* [Dataset extract]
** Start **

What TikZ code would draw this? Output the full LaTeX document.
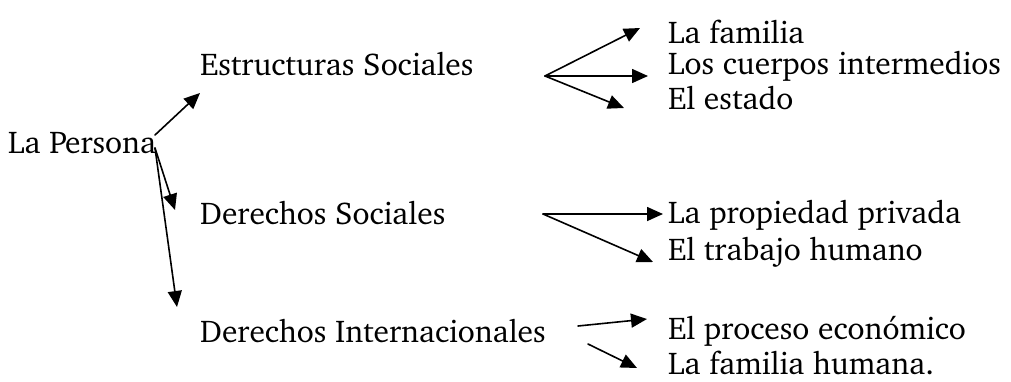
\documentclass[tikz,border=0pt]{standalone}
\usepackage[T1]{fontenc}
\usepackage{charter}
\usetikzlibrary{arrows.meta}
\tikzset{
  txt/.style={anchor=west, inner sep=0pt, font=\fontsize{31.5}{36}\selectfont},
  arr/.style={-{Triangle[length=16pt,width=14pt]}, line width=1.6pt}
}
\begin{document}
\begin{tikzpicture}[x=1pt,y=-1pt,line cap=round,line join=round]
  \useasboundingbox (0,0) rectangle (1011,381);
  % main labels
  \node[txt] (persona) at (8,143) {La Persona};
  \node[txt] (estruct) at (200,64) {Estructuras Sociales};
  \node[txt] (dersoc) at (200,213) {Derechos Sociales};
  \node[txt] (derint) at (200,331) {Derechos Internacionales};
  % right column
  \node[txt] (familia) at (668,32) {La familia};
  \node[txt] (cuerpos) at (668,66) {Los cuerpos intermedios};
  \node[txt] (estado) at (668,98) {El estado};
  \node[txt] (propiedad) at (668,215) {La propiedad privada};
  \node[txt] (trabajo) at (668,252) {El trabajo humano};
  \node[txt] (proceso) at (668,331) {El proceso económico};
  \node[txt] (humana) at (668,363) {La familia humana.};
  % fork points
  \coordinate (p0) at (155,135);
  \coordinate (p1) at (155,148);
  \coordinate (e0) at (545,76);
  \coordinate (d0) at (543,214);
  % arrow tips
  \coordinate (t1) at (200,93);
  \coordinate (t2) at (175,210);
  \coordinate (t3) at (177,307);
  \draw[arr] (p0) -- (t1);
  \draw[arr] (p1) -- (t2);
  \draw[arr] (p1) -- (t3);
  \draw[arr] (e0) -- (640,28);
  \draw[arr] (e0) -- (648,76);
  \draw[arr] (e0) -- (624,108);
  \draw[arr] (d0) -- (663,214);
  \draw[arr] (d0) -- (653,262);
  \draw[arr] (578,326) -- (647,319);
  \draw[arr] (588,344) -- (637,368);
\end{tikzpicture}
\end{document}
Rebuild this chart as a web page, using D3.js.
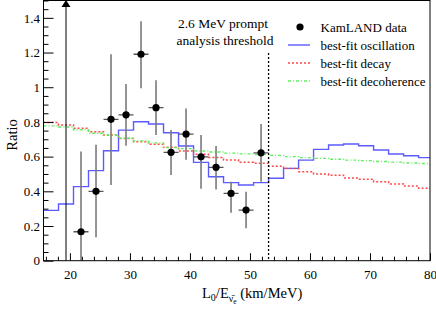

** End **

* [Aim] From start to finish, output the listing exactly, but omit its pictures.

* [Right answer]
What TikZ code would draw this? Output the full LaTeX document.
\documentclass[tikz,border=0pt]{standalone}
\usepackage[T1]{fontenc}
\usepackage{charter}
\usetikzlibrary{arrows.meta}
\tikzset{
  txt/.style={anchor=west, inner sep=0pt, font=\fontsize{31.5}{36}\selectfont},
  arr/.style={-{Triangle[length=16pt,width=14pt]}, line width=1.6pt}
}
\begin{document}
\begin{tikzpicture}[x=1pt,y=-1pt,line cap=round,line join=round]
  \useasboundingbox (0,0) rectangle (1011,381);
  % main labels
  \node[txt] (persona) at (8,143) {La Persona};
  \node[txt] (estruct) at (200,64) {Estructuras Sociales};
  \node[txt] (dersoc) at (200,213) {Derechos Sociales};
  \node[txt] (derint) at (200,331) {Derechos Internacionales};
  % right column
  \node[txt] (familia) at (668,32) {La familia};
  \node[txt] (cuerpos) at (668,66) {Los cuerpos intermedios};
  \node[txt] (estado) at (668,98) {El estado};
  \node[txt] (propiedad) at (668,215) {La propiedad privada};
  \node[txt] (trabajo) at (668,252) {El trabajo humano};
  \node[txt] (proceso) at (668,331) {El proceso económico};
  \node[txt] (humana) at (668,363) {La familia humana.};
  % fork points
  \coordinate (p0) at (155,135);
  \coordinate (p1) at (155,148);
  \coordinate (e0) at (545,76);
  \coordinate (d0) at (543,214);
  % arrow tips
  \coordinate (t1) at (200,93);
  \coordinate (t2) at (175,210);
  \coordinate (t3) at (177,307);
  \draw[arr] (p0) -- (t1);
  \draw[arr] (p1) -- (t2);
  \draw[arr] (p1) -- (t3);
  \draw[arr] (e0) -- (640,28);
  \draw[arr] (e0) -- (648,76);
  \draw[arr] (e0) -- (624,108);
  \draw[arr] (d0) -- (663,214);
  \draw[arr] (d0) -- (653,262);
  \draw[arr] (578,326) -- (647,319);
  \draw[arr] (588,344) -- (637,368);
\end{tikzpicture}
\end{document}
Rebuild this chart as a web page, using D3.js.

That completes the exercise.